» MATERIAL TO PROCESS
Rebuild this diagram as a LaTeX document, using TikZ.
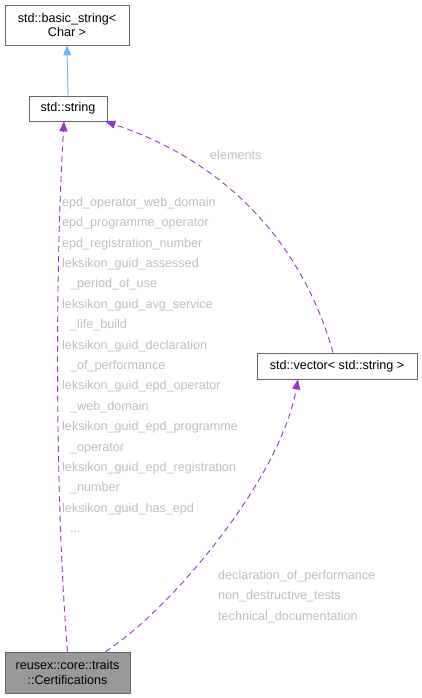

--

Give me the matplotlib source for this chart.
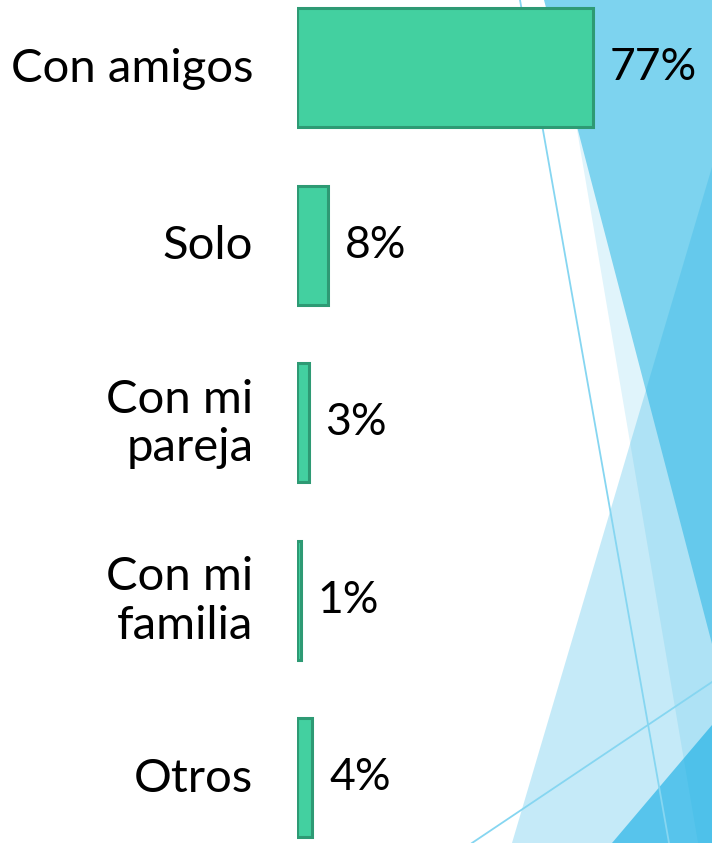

...

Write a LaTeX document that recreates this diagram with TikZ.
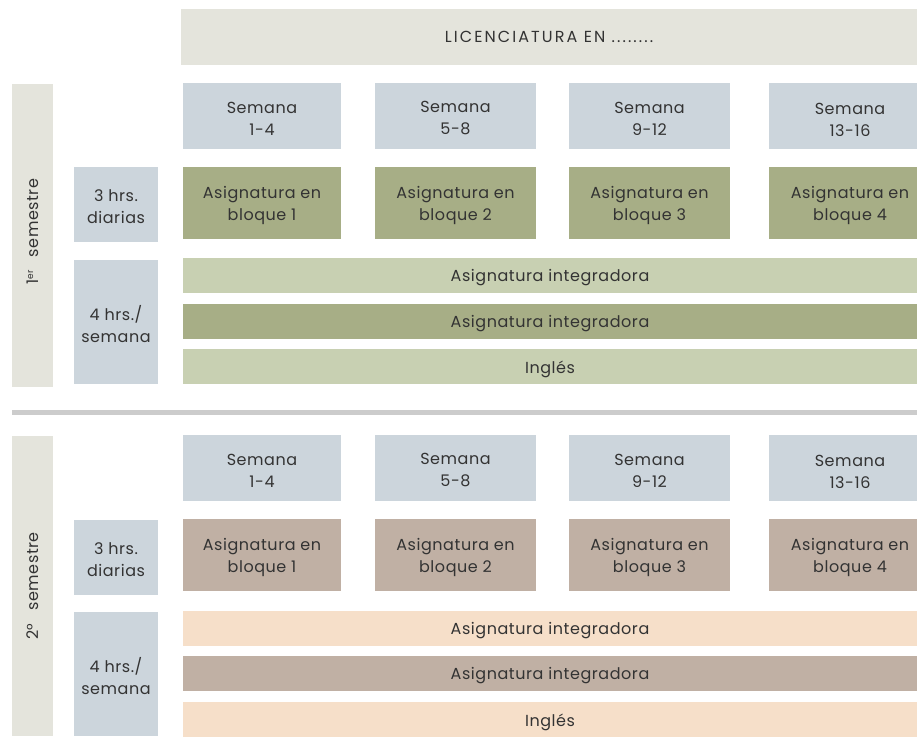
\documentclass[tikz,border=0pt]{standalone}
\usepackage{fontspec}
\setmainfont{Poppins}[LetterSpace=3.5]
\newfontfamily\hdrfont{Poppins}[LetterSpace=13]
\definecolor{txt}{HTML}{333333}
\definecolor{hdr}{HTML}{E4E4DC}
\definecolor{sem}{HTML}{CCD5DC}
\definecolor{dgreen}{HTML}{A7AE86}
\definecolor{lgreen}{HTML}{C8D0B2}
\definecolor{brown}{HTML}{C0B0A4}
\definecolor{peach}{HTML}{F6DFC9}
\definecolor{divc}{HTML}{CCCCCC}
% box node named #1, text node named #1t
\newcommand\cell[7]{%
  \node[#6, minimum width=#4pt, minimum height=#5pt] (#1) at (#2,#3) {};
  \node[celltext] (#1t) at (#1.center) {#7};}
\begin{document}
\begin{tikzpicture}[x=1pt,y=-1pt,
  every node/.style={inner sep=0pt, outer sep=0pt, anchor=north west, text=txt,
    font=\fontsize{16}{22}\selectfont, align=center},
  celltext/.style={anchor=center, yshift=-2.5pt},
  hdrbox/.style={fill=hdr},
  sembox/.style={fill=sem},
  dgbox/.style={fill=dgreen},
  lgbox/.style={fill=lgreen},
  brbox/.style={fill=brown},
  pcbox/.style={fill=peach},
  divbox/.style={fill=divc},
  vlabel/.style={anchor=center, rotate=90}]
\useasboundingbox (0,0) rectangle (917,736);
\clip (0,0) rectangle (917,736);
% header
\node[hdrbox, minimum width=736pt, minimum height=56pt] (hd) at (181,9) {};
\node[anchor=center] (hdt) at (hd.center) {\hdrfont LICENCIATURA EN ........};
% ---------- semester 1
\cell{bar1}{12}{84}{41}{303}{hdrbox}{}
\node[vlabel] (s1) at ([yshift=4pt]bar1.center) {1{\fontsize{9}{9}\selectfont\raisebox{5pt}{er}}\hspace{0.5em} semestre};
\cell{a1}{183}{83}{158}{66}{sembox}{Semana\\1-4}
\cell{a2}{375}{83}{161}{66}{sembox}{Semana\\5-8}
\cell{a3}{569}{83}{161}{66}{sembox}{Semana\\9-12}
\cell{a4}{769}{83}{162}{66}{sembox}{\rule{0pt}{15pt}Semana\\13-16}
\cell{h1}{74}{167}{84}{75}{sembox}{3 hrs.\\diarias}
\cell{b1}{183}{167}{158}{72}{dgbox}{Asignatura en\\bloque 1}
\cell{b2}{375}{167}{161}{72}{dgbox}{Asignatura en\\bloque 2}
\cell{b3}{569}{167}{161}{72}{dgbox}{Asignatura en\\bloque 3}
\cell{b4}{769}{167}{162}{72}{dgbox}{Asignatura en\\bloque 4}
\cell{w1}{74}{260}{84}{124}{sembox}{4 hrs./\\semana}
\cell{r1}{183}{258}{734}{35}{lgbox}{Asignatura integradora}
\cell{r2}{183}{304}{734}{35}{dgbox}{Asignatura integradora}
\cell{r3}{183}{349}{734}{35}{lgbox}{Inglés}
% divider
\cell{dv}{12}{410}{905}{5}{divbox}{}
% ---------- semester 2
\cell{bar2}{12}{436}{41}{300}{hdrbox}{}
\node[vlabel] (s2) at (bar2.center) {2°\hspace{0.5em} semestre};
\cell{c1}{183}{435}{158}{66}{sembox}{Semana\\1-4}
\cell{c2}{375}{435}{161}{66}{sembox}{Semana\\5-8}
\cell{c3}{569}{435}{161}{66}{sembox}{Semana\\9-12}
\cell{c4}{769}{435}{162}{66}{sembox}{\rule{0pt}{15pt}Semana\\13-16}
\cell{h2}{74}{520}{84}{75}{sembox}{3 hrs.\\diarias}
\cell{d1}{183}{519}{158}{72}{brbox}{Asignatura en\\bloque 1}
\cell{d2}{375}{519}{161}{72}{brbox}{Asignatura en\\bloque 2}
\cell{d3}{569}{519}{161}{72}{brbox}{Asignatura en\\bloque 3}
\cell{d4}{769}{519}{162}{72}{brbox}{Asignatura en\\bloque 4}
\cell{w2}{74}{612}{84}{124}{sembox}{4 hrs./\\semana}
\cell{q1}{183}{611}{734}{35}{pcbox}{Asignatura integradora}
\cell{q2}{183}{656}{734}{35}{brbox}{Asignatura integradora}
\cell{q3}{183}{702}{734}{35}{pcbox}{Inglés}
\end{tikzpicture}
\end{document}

» YOUR TASK
Find the word "diagram" in the entries, and copy every line it shows up in.

» TASK OUTPUT
Rebuild this diagram as a LaTeX document, using TikZ.
Write a LaTeX document that recreates this diagram with TikZ.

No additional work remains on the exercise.